How often have we grudgingly trundled our way to work, lamenting the lack of time to devote to our voice over craft? If we only had that precious time during the day that we’re forced to give to someone else, to market and audition for our own businesses.
I remember the juggle struggle well. I’ve come home exhausted, hoovered dinner, and then gone right back to work again until the wee hours. Lather, rinse, repeat.
Speaking of coming home exhausted, you do know that the old 8-5 line is fake news, right? Hell, even 9-5 is a lie. As of the time of this writing, we cannot yet teleport ourselves to and from work Starship Enterprise style. Dammit, Jim.
In the real world (where, for the lack of a transporter, gas prices in my town are currently the breadth of the last hair off of a bald man’s head under $7.00), working that other job doesn't just take up 8 or 9 hours out of the day. By the time you get up, commute, pretend to be productive until lunch, snarf down an artery-clogging lunch and inject another dose of caffeine into the veins in order to make up for not being productive in the morning, only to be even more tired and unproductive until quitting time, then finally get to commute back home, we're talking somewhere closer to 11-12 hours. 5 days out of 7. And you may or may not get paid holidays or sick leave.
Yes, on one hand, there just doesn’t seem to be enough time in the day to devote to OUR businesses, families, AND maintain a healthy work-life balance on top of all of that. Getting more than 4 hours of sleep should also be squeezed into the margins of that list, somewhere.
On the other hand, it can bring our priorities front and center real quick. It can tell us whether we’re truly serious about working in this field, if we’re willing and able to put in the extra extra work to get the training and coaching, to always be learning, to improve our performance and gear, and more.
Say “I Have a Day Job” Without Saying “I Have a Day Job”
“How’s 6:00?”
“........Um. AM or PM?”
“Saturday would be great!”
Availability issues are fun. Not really.
There’s nothing we’d love more than to be available during “normal” business hours, but there’s just no getting around it sometimes. It’s not something I ever explained to my clients, because at the end of the day, they want their file, not my life story. I never apologized for it, because that would imply that there was something wrong with having a busy schedule. I’ve had to schedule directed sessions at odd hours or on weekends. There were times when I raced home during the lunch hour to record a pick-up, and raced back to the day job with no time left to eat, just to make sure a client had what they needed when they needed it.
I’m thankful those days are behind me, but my A1C level never forgives or forgets.
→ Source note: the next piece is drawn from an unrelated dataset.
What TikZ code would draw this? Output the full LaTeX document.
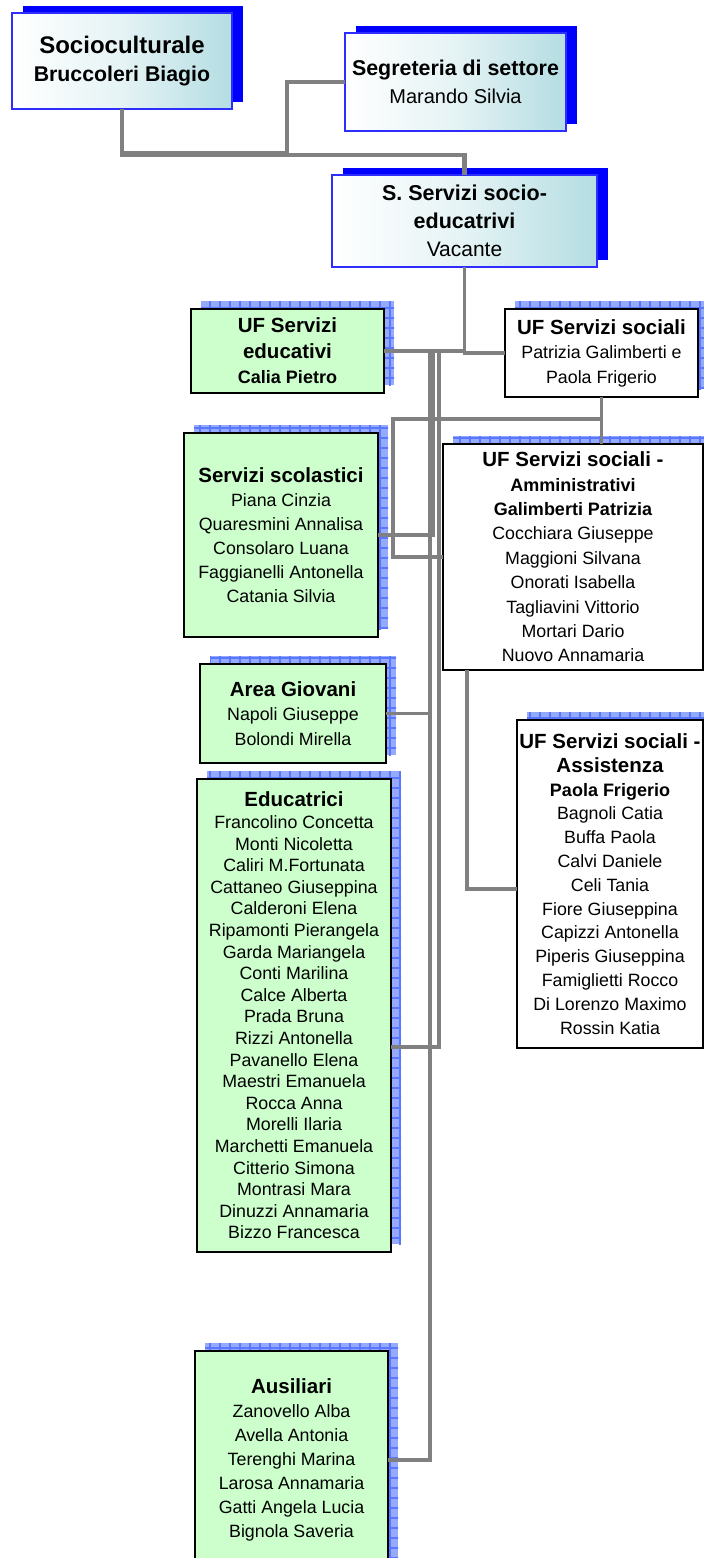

Be Nice, We’re All Doing Our Best
I bristle when I see an attitude equating part-time with being “just a hobbyist,” as if elevating one’s full-time self over part-time colleagues just for having those few extra hours in the day. I have seen it, thankfully not often in our mostly-helpful and generous voiceover community. I’m not one to tell anyone how to live their lives or run their business, but in my opinion, there’s never a need to imply part-time somehow equates to lesser quality or ability, or less of a desire to provide top notch customer service in any field.
Hard Help is Good to Find
Whether we’re full-time or not yet, we’ll bend over backward to help crush those tight deadlines. Don’t let ‘em know you’re sweating. There’s no need to give a play-by-play of your day when asked for an ETA, all you gotta say is yea or nay.
Dang, I’d drop the mic after dropping those sick rhymes, but…
No I wouldn’t. Those things are expensive, please stop saying “mic drop”. It makes my eye do that twitchy thing.
Final Thoughts
Look at me, using those H title thingies and all that fancy SEO stuff.
Anyhoo, I don’t really have final thoughts about anything. That would imply that my brain is no longer thinking thoughts at all, which would in turn indicate that I was actually deceased.
I will say that in the time I’ve been a full-time voice actor and loving every minute of it, I have actually learned that having that precious, elusive extra time isn’t the end-all-be-all we believed it would be back when we didn’t have it.
As Spock once said, (or will say?) “having is not so pleasing a thing, after all, as wanting.”
I mean, I'm totally not going to go knocking on the door of my old job or anything, but I’m saving that little teaser for another episode. I’ve been trying a few things out, and may have finally found a pleasant and productive compromise between my inner night owl and, well… the entire rest of the planet.
Stay tuned!
If you'd like to book me for your next voiceover project, head on over tovoicesbystorm.com or contact me directly at: storm@voicesbystorm.com
"There’s no need to give a play-by-play of your day when asked for an ETA, all you gotta say is yea or nay."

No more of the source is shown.